• _WRITTEN EXERCISE_:
Leave out the pictures, and retype only the lines from the beginning of the material through the line that contains "6.6, 5.15, 5.3];", including both.

• _MATERIAL FOR THE TASK_:

┌──

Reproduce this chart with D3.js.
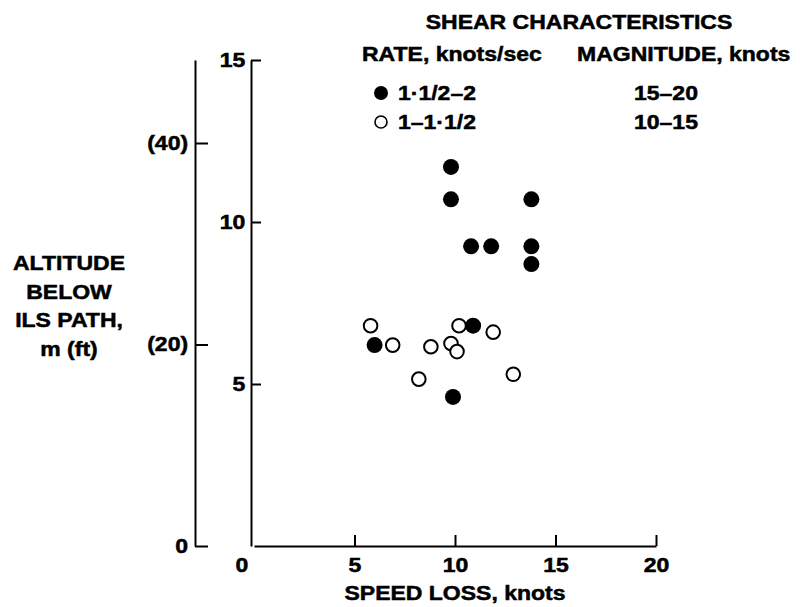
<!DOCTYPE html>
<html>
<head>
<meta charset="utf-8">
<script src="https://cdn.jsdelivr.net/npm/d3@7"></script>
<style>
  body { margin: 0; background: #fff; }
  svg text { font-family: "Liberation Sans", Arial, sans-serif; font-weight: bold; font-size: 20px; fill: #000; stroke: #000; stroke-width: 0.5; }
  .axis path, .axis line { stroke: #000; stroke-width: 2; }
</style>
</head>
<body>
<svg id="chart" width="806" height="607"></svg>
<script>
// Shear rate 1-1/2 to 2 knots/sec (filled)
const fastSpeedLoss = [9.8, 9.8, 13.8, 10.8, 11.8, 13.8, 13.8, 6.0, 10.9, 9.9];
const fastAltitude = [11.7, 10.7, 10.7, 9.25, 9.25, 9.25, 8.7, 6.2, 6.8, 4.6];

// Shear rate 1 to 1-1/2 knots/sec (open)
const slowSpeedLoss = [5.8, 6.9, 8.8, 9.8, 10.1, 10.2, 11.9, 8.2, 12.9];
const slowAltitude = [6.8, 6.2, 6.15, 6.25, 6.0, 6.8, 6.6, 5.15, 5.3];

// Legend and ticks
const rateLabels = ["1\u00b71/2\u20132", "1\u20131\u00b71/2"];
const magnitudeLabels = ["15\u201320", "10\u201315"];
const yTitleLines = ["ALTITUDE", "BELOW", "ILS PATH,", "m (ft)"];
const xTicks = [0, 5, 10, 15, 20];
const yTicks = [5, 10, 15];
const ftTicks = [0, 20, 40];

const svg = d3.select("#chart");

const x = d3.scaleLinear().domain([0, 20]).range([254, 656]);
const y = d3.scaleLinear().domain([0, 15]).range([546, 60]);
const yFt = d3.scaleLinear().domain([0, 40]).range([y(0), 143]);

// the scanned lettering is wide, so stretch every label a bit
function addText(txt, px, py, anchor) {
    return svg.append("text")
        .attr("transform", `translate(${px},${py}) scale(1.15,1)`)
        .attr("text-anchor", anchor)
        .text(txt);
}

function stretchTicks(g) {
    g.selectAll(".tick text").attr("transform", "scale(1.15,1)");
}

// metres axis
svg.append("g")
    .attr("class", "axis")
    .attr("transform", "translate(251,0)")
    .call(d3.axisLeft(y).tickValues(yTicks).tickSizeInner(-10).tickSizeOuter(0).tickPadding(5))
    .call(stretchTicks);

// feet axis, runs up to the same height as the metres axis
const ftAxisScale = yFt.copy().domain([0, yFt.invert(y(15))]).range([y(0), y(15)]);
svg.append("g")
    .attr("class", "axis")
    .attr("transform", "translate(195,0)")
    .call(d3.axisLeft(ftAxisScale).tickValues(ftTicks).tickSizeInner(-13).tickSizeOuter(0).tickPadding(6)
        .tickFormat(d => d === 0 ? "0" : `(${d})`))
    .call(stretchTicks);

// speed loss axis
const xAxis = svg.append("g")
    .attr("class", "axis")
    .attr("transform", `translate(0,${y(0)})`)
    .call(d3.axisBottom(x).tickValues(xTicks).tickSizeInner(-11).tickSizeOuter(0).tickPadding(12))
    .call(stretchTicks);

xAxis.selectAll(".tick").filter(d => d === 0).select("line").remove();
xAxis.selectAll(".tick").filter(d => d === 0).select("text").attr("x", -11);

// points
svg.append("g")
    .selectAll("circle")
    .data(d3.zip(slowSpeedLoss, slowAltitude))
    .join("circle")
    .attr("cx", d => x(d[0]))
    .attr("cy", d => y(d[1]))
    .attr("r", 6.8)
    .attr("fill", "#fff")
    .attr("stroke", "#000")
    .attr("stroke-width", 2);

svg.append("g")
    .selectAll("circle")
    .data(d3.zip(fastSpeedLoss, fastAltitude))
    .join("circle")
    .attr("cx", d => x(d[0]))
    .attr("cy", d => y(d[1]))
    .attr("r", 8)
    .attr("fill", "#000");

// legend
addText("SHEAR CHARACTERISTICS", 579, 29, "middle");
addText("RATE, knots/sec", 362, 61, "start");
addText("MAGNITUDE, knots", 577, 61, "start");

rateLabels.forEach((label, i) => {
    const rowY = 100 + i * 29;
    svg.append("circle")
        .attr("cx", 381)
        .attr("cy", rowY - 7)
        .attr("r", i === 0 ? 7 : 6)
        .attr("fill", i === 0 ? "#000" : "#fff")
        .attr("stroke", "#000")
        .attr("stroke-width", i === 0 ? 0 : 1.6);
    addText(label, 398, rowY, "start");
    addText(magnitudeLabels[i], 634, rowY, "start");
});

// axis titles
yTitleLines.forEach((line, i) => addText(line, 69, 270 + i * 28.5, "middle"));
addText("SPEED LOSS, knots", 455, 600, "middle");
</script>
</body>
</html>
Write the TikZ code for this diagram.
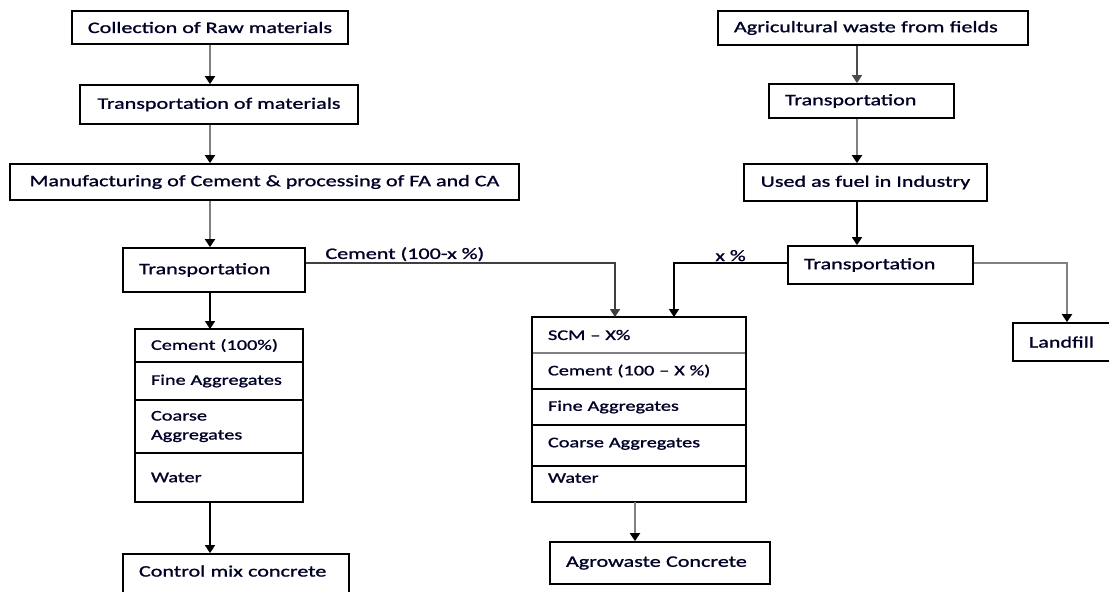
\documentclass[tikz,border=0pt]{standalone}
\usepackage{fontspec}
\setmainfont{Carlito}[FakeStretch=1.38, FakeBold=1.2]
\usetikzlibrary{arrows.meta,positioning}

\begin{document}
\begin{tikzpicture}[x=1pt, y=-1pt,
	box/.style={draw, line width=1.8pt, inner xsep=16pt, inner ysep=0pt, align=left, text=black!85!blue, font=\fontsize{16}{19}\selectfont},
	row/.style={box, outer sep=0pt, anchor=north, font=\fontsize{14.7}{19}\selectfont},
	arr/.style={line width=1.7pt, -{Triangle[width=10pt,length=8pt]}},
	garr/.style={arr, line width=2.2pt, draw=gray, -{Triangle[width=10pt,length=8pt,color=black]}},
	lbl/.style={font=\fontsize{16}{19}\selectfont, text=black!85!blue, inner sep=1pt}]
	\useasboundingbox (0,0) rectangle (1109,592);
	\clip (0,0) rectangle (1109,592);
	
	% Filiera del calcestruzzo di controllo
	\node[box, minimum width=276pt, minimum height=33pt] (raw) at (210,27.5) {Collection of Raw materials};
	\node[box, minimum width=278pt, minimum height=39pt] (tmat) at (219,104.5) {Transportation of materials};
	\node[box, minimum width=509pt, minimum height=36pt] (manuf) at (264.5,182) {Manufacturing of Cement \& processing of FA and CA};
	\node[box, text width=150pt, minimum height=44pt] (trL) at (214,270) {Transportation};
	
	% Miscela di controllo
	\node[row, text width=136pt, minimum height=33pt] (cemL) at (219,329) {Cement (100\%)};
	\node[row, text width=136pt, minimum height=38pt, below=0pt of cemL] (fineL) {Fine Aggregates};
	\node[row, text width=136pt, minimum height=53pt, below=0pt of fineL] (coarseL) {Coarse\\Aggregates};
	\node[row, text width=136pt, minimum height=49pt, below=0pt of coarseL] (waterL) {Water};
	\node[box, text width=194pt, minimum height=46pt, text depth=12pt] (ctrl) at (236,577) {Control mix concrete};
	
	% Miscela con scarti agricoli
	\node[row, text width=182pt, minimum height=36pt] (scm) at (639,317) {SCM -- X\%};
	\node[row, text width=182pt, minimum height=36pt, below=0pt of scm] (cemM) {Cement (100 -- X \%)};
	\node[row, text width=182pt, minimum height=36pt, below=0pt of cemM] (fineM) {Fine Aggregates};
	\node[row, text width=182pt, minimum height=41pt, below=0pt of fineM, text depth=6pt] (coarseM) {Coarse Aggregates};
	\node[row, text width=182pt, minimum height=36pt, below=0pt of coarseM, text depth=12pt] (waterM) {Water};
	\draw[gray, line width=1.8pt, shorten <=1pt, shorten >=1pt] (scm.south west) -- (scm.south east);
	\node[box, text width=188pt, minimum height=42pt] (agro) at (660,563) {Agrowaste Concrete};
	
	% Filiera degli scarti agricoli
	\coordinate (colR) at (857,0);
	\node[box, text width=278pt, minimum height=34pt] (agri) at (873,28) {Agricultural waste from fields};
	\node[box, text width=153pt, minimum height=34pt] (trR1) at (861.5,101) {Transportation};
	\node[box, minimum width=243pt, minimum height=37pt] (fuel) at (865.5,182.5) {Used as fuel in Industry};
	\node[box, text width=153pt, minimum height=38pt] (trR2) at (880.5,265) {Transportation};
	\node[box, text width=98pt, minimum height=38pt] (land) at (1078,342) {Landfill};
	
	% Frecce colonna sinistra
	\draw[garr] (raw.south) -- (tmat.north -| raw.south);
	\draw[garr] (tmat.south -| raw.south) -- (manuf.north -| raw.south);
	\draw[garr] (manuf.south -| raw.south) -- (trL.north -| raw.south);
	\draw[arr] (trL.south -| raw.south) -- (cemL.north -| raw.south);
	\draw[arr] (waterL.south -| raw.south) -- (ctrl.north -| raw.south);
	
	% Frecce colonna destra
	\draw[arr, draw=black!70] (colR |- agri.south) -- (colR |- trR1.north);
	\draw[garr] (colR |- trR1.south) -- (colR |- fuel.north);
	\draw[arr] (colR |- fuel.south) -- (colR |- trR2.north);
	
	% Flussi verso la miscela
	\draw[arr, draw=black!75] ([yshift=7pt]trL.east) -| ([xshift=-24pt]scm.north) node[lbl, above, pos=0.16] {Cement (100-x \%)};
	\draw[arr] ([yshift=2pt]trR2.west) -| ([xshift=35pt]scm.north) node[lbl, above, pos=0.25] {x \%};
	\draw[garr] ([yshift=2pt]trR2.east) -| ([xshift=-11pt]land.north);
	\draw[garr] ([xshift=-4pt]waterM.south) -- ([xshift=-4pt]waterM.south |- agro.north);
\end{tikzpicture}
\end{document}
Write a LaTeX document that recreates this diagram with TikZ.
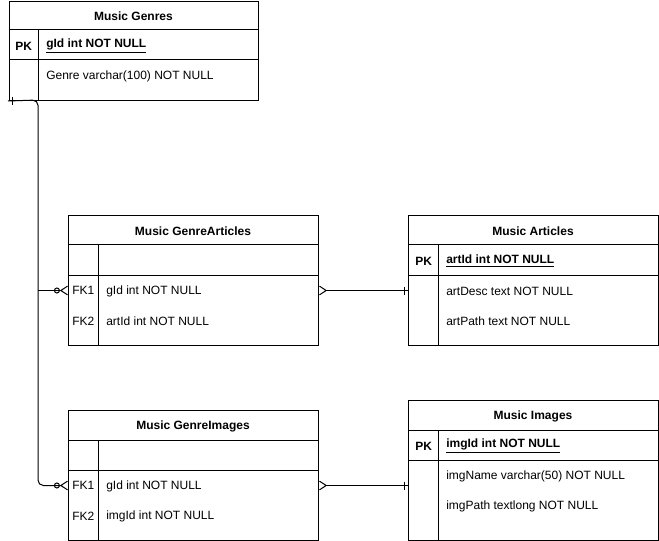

└──

• _THE RESULT_:
Reproduce this chart with D3.js.
<!DOCTYPE html>
<html>
<head>
<meta charset="utf-8">
<script src="https://cdn.jsdelivr.net/npm/d3@7"></script>
<style>
  body { margin: 0; background: #fff; }
  svg text { font-family: "Liberation Sans", Arial, sans-serif; font-weight: bold; font-size: 20px; fill: #000; stroke: #000; stroke-width: 0.5; }
  .axis path, .axis line { stroke: #000; stroke-width: 2; }
</style>
</head>
<body>
<svg id="chart" width="806" height="607"></svg>
<script>
// Shear rate 1-1/2 to 2 knots/sec (filled)
const fastSpeedLoss = [9.8, 9.8, 13.8, 10.8, 11.8, 13.8, 13.8, 6.0, 10.9, 9.9];
const fastAltitude = [11.7, 10.7, 10.7, 9.25, 9.25, 9.25, 8.7, 6.2, 6.8, 4.6];

// Shear rate 1 to 1-1/2 knots/sec (open)
const slowSpeedLoss = [5.8, 6.9, 8.8, 9.8, 10.1, 10.2, 11.9, 8.2, 12.9];
const slowAltitude = [6.8, 6.2, 6.15, 6.25, 6.0, 6.8, 6.6, 5.15, 5.3];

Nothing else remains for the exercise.